** start **

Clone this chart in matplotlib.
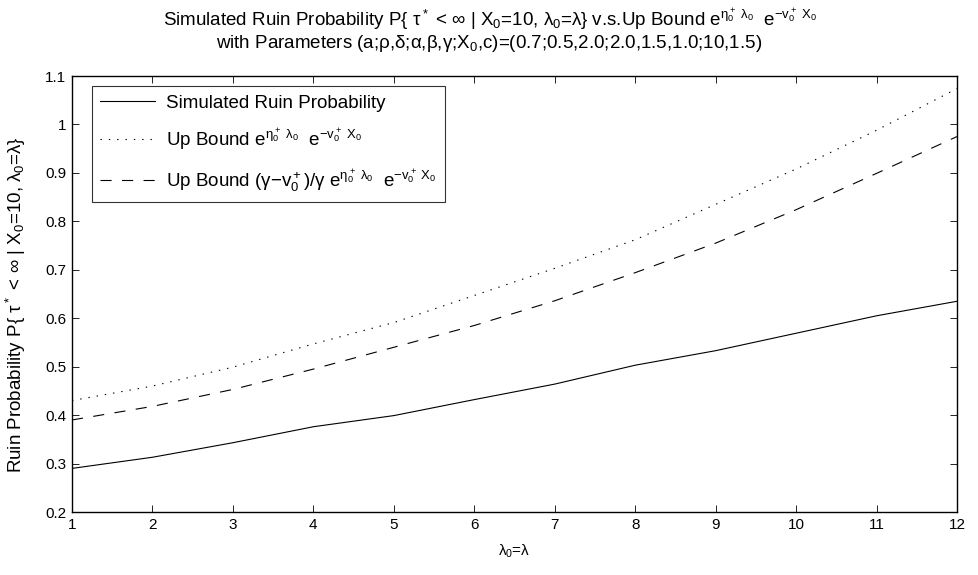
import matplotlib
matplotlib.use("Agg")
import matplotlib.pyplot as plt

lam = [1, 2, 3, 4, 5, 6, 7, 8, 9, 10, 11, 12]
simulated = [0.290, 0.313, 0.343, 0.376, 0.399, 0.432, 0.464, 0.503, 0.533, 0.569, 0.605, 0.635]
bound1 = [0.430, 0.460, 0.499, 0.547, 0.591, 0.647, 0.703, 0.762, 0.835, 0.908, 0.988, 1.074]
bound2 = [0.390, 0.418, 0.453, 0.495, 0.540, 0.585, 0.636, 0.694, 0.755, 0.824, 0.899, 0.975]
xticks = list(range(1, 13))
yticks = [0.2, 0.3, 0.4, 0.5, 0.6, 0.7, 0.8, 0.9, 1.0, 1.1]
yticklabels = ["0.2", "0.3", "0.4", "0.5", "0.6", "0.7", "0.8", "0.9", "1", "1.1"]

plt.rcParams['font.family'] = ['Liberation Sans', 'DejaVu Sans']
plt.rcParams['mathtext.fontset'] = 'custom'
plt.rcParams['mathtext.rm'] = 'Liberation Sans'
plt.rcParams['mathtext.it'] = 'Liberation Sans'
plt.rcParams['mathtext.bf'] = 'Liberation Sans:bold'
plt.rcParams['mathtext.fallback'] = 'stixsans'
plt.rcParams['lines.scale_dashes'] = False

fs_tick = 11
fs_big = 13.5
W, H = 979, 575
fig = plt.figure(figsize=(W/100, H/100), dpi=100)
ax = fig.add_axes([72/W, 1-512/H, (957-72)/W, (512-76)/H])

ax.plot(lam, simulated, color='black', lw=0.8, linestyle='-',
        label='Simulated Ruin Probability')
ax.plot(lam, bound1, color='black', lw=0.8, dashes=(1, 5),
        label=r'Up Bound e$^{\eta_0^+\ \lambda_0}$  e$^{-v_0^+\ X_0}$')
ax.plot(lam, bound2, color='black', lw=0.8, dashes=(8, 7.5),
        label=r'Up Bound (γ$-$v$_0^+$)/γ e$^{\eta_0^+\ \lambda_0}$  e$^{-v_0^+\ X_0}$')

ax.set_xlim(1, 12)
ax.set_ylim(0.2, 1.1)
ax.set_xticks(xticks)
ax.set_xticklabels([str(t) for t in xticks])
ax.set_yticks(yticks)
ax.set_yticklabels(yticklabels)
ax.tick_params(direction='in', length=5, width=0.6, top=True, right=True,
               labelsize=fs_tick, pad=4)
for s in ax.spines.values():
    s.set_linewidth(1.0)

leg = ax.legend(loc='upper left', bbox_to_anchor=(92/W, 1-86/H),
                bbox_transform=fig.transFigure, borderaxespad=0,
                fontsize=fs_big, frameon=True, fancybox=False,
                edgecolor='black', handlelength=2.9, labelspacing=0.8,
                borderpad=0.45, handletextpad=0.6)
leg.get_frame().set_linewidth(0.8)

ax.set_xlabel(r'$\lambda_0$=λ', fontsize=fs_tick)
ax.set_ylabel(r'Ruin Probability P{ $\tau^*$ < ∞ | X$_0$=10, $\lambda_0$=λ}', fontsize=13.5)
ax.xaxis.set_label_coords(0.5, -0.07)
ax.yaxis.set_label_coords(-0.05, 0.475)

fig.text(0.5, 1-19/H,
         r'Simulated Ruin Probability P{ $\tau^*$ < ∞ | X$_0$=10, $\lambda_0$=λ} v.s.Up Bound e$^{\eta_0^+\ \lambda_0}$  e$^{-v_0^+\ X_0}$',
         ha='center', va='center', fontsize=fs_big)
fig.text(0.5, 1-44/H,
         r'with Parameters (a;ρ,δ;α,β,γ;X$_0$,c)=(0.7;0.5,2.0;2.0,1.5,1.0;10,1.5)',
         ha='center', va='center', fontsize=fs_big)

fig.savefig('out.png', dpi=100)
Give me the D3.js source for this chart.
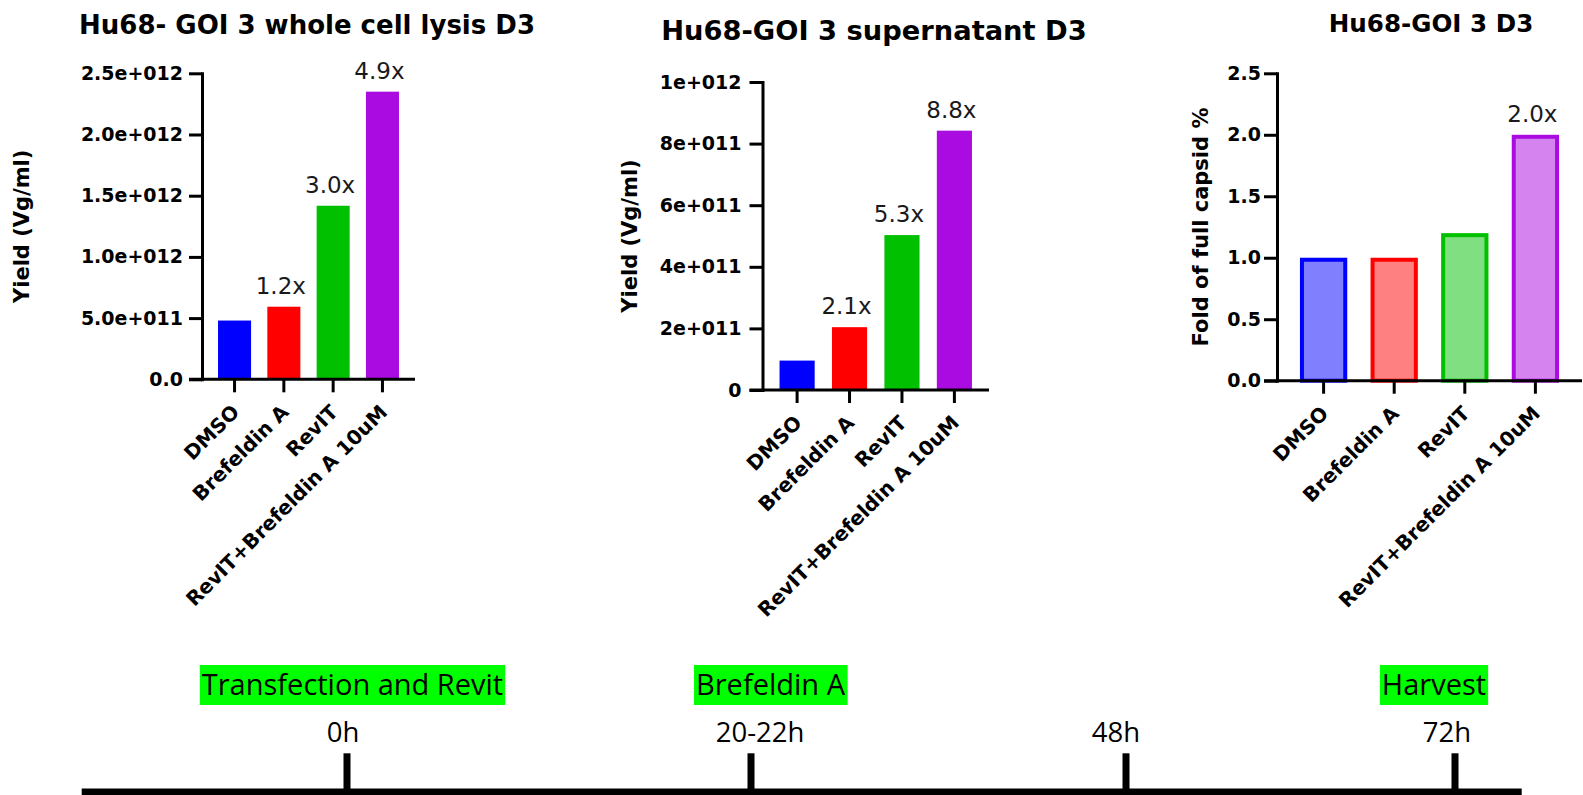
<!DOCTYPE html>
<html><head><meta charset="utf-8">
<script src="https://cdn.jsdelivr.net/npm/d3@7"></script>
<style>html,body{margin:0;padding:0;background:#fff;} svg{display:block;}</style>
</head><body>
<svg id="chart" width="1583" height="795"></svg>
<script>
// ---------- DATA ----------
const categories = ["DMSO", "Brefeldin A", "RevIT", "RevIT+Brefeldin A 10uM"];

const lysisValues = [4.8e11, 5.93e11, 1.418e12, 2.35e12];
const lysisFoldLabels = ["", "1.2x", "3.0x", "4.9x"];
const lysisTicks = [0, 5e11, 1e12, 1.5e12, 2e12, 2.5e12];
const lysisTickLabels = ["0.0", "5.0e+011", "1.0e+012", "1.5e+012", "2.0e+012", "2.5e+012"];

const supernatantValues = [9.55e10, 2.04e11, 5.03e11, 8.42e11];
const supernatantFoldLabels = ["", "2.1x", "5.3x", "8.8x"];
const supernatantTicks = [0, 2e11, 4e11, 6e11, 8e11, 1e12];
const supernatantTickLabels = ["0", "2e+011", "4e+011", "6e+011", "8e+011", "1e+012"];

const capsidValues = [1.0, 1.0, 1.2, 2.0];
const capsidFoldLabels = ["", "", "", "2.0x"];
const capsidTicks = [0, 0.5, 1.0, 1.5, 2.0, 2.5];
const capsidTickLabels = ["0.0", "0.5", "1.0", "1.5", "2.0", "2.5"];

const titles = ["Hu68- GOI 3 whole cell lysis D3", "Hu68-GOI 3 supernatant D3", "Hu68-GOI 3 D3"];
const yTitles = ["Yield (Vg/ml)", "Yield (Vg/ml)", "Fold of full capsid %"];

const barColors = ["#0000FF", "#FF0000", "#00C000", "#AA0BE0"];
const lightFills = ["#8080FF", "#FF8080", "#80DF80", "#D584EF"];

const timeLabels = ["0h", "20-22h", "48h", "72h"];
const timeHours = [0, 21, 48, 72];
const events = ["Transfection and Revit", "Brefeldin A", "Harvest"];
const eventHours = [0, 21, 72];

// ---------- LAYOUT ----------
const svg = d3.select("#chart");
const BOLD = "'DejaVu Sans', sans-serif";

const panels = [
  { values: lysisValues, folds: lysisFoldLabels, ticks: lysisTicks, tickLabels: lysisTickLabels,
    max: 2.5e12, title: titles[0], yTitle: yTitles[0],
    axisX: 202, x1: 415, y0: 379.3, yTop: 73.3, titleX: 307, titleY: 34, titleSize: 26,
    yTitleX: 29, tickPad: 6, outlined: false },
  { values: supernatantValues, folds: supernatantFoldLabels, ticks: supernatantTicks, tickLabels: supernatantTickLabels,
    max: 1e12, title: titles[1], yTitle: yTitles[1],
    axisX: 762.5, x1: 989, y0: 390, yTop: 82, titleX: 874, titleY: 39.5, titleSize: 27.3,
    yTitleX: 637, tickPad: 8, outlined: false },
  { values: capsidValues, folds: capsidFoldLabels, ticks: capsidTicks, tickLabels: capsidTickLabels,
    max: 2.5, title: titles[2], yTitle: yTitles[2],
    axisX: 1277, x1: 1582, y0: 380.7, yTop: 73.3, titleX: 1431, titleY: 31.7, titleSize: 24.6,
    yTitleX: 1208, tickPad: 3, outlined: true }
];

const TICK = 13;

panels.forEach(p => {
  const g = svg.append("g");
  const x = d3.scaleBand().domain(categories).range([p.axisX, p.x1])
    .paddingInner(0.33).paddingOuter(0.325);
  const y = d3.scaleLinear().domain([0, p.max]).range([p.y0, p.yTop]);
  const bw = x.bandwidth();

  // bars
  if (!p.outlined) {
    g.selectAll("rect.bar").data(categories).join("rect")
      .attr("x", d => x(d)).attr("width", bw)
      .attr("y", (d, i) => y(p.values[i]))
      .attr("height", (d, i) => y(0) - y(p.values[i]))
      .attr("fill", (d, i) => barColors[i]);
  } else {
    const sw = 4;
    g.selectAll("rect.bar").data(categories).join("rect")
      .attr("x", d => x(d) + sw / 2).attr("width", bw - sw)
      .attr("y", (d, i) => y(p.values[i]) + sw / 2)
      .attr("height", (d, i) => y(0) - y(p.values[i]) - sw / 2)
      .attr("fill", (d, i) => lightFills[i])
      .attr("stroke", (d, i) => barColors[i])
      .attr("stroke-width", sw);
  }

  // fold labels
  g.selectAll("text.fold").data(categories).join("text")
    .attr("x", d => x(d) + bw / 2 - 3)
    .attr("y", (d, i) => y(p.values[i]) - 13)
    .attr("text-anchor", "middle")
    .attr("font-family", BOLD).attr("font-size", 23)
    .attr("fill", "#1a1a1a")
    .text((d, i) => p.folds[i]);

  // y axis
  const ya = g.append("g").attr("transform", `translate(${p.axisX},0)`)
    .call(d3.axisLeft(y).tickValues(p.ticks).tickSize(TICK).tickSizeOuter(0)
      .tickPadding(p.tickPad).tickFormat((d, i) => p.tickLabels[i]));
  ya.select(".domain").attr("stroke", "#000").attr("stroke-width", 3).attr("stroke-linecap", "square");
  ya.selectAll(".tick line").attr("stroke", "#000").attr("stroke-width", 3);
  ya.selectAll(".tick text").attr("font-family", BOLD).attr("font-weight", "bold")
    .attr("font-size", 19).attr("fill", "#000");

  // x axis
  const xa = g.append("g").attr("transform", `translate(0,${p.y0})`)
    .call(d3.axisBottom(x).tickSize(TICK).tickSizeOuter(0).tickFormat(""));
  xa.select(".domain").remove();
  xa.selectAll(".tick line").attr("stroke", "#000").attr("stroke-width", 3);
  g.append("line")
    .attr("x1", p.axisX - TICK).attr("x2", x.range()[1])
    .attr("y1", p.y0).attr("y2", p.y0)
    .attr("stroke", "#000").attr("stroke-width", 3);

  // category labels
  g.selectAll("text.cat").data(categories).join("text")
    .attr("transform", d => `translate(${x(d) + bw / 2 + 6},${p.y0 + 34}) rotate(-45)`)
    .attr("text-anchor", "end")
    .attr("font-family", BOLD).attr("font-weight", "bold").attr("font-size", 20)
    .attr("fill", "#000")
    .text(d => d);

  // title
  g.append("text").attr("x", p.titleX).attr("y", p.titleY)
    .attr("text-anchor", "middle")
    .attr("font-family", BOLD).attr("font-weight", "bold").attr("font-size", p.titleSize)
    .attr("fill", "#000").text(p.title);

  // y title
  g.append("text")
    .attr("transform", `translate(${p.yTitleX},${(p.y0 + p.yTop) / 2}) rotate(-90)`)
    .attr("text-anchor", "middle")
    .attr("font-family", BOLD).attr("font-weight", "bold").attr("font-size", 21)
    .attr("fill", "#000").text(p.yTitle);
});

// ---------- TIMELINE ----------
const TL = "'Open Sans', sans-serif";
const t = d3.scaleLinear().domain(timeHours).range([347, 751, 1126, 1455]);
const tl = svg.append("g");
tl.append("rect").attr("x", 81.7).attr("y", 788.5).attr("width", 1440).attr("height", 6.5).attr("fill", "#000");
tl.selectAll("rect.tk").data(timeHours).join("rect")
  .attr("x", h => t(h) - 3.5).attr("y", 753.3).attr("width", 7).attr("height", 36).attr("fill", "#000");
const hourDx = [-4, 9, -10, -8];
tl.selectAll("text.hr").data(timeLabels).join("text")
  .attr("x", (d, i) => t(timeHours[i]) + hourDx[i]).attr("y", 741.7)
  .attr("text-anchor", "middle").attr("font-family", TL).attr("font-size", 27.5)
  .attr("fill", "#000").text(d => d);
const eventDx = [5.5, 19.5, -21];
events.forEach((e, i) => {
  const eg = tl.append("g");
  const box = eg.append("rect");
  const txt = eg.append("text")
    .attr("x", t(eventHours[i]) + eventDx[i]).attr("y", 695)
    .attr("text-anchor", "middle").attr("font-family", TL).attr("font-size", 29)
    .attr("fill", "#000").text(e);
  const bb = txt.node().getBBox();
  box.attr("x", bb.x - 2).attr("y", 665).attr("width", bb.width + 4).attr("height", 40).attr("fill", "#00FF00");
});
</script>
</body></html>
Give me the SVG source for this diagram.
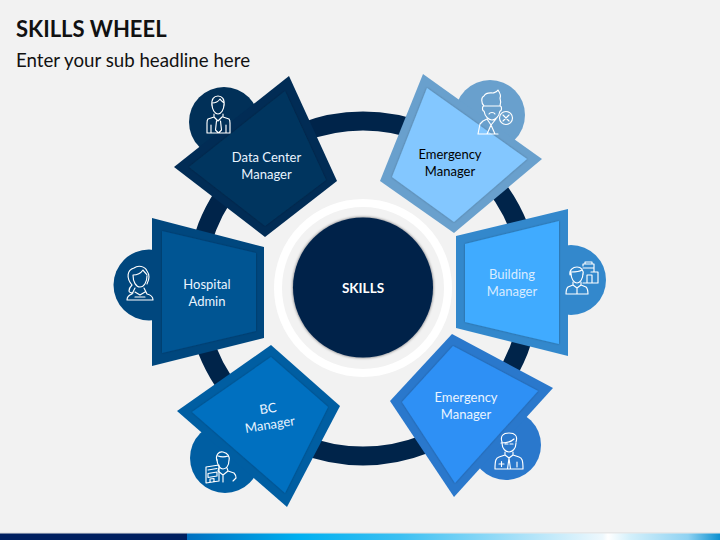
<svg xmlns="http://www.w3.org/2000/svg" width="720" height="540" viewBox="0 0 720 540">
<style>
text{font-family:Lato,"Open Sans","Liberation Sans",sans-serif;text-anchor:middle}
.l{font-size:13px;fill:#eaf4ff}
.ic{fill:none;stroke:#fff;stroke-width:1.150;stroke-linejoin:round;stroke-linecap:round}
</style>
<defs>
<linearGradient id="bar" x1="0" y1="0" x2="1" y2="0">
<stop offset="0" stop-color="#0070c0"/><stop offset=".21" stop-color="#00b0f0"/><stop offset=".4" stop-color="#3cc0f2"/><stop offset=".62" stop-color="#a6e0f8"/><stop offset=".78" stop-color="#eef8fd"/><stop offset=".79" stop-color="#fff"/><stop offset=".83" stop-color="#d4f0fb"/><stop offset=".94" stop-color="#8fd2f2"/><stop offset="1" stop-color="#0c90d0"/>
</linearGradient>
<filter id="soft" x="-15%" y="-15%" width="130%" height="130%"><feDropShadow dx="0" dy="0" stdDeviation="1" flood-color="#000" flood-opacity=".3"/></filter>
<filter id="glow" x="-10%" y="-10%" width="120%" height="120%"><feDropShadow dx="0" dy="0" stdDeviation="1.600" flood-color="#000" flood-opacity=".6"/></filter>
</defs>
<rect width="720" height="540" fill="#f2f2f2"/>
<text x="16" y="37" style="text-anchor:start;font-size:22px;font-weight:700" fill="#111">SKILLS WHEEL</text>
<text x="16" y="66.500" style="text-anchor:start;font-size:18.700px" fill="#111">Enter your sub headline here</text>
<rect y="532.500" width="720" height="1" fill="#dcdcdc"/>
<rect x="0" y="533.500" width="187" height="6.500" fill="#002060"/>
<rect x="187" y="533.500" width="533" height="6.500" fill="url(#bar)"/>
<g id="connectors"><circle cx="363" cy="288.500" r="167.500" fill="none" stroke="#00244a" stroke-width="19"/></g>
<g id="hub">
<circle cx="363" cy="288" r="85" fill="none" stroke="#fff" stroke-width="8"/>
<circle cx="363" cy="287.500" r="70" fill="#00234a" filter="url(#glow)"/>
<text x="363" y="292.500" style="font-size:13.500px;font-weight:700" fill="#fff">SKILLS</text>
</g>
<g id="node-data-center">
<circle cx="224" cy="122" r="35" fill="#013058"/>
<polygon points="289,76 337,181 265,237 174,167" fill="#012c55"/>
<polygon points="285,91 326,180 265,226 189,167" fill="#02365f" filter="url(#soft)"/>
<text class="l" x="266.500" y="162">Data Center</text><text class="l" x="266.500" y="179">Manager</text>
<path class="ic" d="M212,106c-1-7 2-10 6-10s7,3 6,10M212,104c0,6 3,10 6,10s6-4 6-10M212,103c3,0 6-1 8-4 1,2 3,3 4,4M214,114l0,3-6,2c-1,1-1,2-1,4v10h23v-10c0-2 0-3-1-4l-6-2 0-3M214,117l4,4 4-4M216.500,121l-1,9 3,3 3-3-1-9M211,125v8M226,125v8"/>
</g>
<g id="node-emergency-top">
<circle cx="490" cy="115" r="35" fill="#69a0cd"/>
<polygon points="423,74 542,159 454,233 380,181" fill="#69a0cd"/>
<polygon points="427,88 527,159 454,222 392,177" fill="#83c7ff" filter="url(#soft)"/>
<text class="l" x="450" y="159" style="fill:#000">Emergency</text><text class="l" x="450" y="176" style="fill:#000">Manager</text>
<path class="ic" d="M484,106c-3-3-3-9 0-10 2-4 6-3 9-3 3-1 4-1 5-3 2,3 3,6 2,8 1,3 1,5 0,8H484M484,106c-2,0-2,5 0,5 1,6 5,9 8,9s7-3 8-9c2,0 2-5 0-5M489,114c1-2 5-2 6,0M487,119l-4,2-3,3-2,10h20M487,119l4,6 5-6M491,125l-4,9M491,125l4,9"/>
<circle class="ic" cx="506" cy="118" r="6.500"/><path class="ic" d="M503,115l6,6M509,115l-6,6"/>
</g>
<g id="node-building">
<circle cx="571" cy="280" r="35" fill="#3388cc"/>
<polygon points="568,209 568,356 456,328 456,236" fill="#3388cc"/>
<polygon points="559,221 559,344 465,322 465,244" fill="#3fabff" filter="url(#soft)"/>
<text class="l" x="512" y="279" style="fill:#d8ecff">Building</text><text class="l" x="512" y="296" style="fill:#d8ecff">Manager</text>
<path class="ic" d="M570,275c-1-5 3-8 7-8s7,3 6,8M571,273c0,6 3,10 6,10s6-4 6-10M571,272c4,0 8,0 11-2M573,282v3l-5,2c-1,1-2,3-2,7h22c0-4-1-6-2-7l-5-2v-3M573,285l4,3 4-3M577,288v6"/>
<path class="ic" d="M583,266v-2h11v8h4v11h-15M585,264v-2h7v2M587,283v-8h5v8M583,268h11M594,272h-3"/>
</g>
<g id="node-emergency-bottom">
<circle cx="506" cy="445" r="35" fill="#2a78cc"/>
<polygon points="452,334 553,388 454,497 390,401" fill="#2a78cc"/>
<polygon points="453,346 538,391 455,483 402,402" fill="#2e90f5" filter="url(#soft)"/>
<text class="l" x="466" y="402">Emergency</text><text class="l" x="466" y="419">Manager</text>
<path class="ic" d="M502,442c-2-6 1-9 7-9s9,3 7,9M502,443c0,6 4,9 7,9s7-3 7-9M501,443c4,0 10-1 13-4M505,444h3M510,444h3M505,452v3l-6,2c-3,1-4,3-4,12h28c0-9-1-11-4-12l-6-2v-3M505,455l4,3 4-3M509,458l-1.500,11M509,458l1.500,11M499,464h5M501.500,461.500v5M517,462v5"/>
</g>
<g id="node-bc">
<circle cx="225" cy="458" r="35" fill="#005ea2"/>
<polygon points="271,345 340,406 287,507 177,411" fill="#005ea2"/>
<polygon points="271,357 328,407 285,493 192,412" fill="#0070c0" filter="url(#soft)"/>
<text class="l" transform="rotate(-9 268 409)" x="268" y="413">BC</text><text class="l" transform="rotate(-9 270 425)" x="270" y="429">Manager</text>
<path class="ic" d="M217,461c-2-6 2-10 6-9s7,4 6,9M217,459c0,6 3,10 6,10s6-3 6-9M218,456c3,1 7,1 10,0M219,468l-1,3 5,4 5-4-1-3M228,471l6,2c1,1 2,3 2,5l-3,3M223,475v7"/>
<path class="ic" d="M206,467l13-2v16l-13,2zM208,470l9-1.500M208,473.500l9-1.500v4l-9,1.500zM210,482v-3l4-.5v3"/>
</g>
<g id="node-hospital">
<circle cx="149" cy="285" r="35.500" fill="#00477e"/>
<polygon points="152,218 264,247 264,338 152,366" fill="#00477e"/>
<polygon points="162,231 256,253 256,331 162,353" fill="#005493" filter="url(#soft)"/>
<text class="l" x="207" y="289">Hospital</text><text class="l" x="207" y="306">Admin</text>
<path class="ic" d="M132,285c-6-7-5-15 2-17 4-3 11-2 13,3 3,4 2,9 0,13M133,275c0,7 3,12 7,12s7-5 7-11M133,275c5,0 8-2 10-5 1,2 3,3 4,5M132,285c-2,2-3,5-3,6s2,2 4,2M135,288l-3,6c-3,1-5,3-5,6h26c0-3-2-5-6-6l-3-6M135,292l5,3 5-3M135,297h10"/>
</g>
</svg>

** end **

**Directions for this task**
Only lines belong in the copy: transcribe those from the start of the data through the line that contains "import matplotlib.pyplot as plt", and skip the pictures.

**Solved exercise**
Clone this chart in matplotlib.
import matplotlib
matplotlib.use("Agg")
import matplotlib.pyplot as plt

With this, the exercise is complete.